- _Prompt_: Copy out the data exactly, leaving the pictures behind.

- _Data extract_:
═══
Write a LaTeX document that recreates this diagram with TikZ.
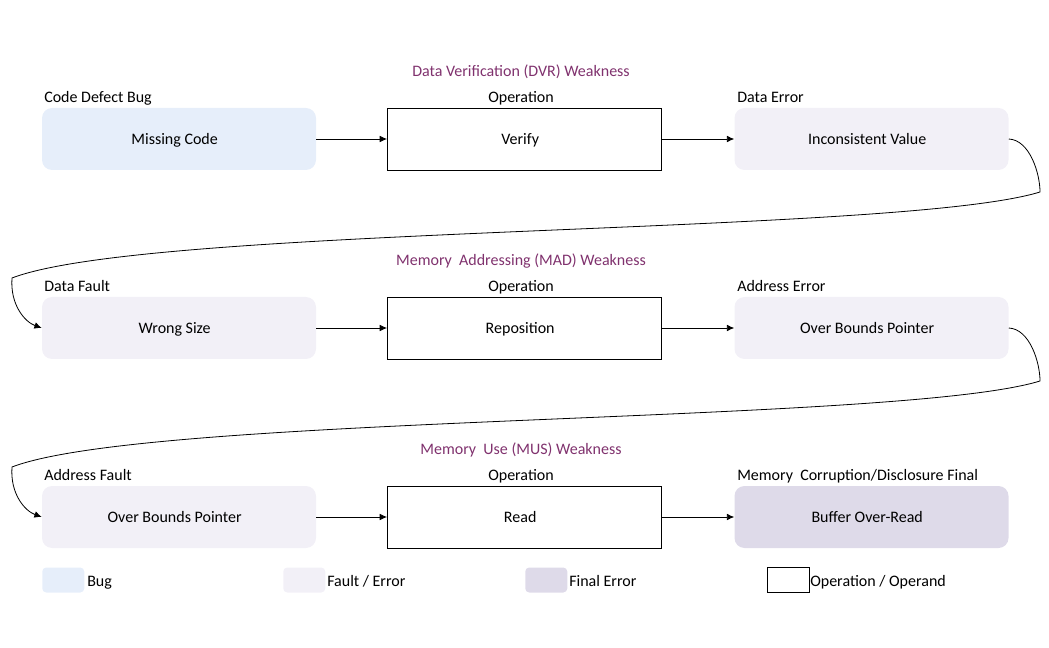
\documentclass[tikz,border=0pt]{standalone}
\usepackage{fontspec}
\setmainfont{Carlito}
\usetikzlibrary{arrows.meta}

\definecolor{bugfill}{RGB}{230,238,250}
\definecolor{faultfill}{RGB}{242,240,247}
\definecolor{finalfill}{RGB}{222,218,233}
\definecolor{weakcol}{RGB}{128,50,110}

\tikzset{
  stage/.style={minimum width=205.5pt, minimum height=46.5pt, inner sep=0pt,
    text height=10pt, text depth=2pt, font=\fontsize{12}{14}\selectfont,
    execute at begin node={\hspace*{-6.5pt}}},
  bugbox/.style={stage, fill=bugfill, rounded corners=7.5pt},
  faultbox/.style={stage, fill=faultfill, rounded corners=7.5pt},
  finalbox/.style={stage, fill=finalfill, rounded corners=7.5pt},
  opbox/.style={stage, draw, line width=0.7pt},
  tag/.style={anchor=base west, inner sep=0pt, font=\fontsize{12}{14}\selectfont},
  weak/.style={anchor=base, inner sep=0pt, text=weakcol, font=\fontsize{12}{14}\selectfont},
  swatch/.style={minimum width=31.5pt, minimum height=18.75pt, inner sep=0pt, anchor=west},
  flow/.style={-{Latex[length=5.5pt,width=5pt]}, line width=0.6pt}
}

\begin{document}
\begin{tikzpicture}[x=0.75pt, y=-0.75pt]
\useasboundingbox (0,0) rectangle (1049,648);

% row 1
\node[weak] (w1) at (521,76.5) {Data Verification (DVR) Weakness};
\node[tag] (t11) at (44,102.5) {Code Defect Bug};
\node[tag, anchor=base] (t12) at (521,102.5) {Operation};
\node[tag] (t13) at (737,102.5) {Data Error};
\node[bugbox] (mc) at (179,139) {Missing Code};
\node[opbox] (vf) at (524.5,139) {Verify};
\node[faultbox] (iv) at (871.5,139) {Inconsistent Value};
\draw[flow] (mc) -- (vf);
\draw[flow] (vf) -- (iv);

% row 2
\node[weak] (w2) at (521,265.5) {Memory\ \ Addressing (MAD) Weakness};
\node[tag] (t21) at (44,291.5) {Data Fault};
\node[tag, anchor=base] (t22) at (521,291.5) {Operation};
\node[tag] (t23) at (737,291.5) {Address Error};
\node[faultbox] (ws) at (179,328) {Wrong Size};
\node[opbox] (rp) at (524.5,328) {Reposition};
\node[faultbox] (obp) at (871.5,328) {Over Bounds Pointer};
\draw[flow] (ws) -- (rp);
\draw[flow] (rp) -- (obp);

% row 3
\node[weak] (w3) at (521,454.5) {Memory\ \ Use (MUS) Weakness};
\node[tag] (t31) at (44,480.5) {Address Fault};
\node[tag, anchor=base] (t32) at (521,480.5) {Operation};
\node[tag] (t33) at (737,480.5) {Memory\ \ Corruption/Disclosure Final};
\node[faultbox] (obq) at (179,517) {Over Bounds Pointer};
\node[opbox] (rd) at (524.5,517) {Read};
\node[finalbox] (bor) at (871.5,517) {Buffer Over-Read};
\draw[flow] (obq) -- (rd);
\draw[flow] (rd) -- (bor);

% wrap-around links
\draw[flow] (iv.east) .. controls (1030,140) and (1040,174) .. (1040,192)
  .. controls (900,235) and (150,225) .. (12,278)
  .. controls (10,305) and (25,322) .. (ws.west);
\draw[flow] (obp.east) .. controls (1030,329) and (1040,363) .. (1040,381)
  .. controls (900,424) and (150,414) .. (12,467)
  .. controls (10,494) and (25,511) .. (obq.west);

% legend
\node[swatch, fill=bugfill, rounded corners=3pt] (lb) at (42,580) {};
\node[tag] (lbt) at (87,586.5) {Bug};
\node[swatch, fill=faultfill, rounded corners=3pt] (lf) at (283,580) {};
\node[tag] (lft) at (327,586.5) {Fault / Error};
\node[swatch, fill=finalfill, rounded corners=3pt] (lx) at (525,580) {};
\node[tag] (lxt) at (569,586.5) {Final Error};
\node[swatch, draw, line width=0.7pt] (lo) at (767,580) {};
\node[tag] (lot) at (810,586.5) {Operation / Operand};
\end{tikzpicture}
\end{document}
═══
- _Exercise response_:
Write a LaTeX document that recreates this diagram with TikZ.
\documentclass[tikz,border=0pt]{standalone}
\usepackage{fontspec}
\setmainfont{Carlito}
\usetikzlibrary{arrows.meta}

\definecolor{bugfill}{RGB}{230,238,250}
\definecolor{faultfill}{RGB}{242,240,247}
\definecolor{finalfill}{RGB}{222,218,233}
\definecolor{weakcol}{RGB}{128,50,110}

\tikzset{
  stage/.style={minimum width=205.5pt, minimum height=46.5pt, inner sep=0pt,
    text height=10pt, text depth=2pt, font=\fontsize{12}{14}\selectfont,
    execute at begin node={\hspace*{-6.5pt}}},
  bugbox/.style={stage, fill=bugfill, rounded corners=7.5pt},
  faultbox/.style={stage, fill=faultfill, rounded corners=7.5pt},
  finalbox/.style={stage, fill=finalfill, rounded corners=7.5pt},
  opbox/.style={stage, draw, line width=0.7pt},
  tag/.style={anchor=base west, inner sep=0pt, font=\fontsize{12}{14}\selectfont},
  weak/.style={anchor=base, inner sep=0pt, text=weakcol, font=\fontsize{12}{14}\selectfont},
  swatch/.style={minimum width=31.5pt, minimum height=18.75pt, inner sep=0pt, anchor=west},
  flow/.style={-{Latex[length=5.5pt,width=5pt]}, line width=0.6pt}
}

\begin{document}
\begin{tikzpicture}[x=0.75pt, y=-0.75pt]
\useasboundingbox (0,0) rectangle (1049,648);

% row 1
\node[weak] (w1) at (521,76.5) {Data Verification (DVR) Weakness};
\node[tag] (t11) at (44,102.5) {Code Defect Bug};
\node[tag, anchor=base] (t12) at (521,102.5) {Operation};
\node[tag] (t13) at (737,102.5) {Data Error};
\node[bugbox] (mc) at (179,139) {Missing Code};
\node[opbox] (vf) at (524.5,139) {Verify};
\node[faultbox] (iv) at (871.5,139) {Inconsistent Value};
\draw[flow] (mc) -- (vf);
\draw[flow] (vf) -- (iv);

% row 2
\node[weak] (w2) at (521,265.5) {Memory\ \ Addressing (MAD) Weakness};
\node[tag] (t21) at (44,291.5) {Data Fault};
\node[tag, anchor=base] (t22) at (521,291.5) {Operation};
\node[tag] (t23) at (737,291.5) {Address Error};
\node[faultbox] (ws) at (179,328) {Wrong Size};
\node[opbox] (rp) at (524.5,328) {Reposition};
\node[faultbox] (obp) at (871.5,328) {Over Bounds Pointer};
\draw[flow] (ws) -- (rp);
\draw[flow] (rp) -- (obp);

% row 3
\node[weak] (w3) at (521,454.5) {Memory\ \ Use (MUS) Weakness};
\node[tag] (t31) at (44,480.5) {Address Fault};
\node[tag, anchor=base] (t32) at (521,480.5) {Operation};
\node[tag] (t33) at (737,480.5) {Memory\ \ Corruption/Disclosure Final};
\node[faultbox] (obq) at (179,517) {Over Bounds Pointer};
\node[opbox] (rd) at (524.5,517) {Read};
\node[finalbox] (bor) at (871.5,517) {Buffer Over-Read};
\draw[flow] (obq) -- (rd);
\draw[flow] (rd) -- (bor);

% wrap-around links
\draw[flow] (iv.east) .. controls (1030,140) and (1040,174) .. (1040,192)
  .. controls (900,235) and (150,225) .. (12,278)
  .. controls (10,305) and (25,322) .. (ws.west);
\draw[flow] (obp.east) .. controls (1030,329) and (1040,363) .. (1040,381)
  .. controls (900,424) and (150,414) .. (12,467)
  .. controls (10,494) and (25,511) .. (obq.west);

% legend
\node[swatch, fill=bugfill, rounded corners=3pt] (lb) at (42,580) {};
\node[tag] (lbt) at (87,586.5) {Bug};
\node[swatch, fill=faultfill, rounded corners=3pt] (lf) at (283,580) {};
\node[tag] (lft) at (327,586.5) {Fault / Error};
\node[swatch, fill=finalfill, rounded corners=3pt] (lx) at (525,580) {};
\node[tag] (lxt) at (569,586.5) {Final Error};
\node[swatch, draw, line width=0.7pt] (lo) at (767,580) {};
\node[tag] (lot) at (810,586.5) {Operation / Operand};
\end{tikzpicture}
\end{document}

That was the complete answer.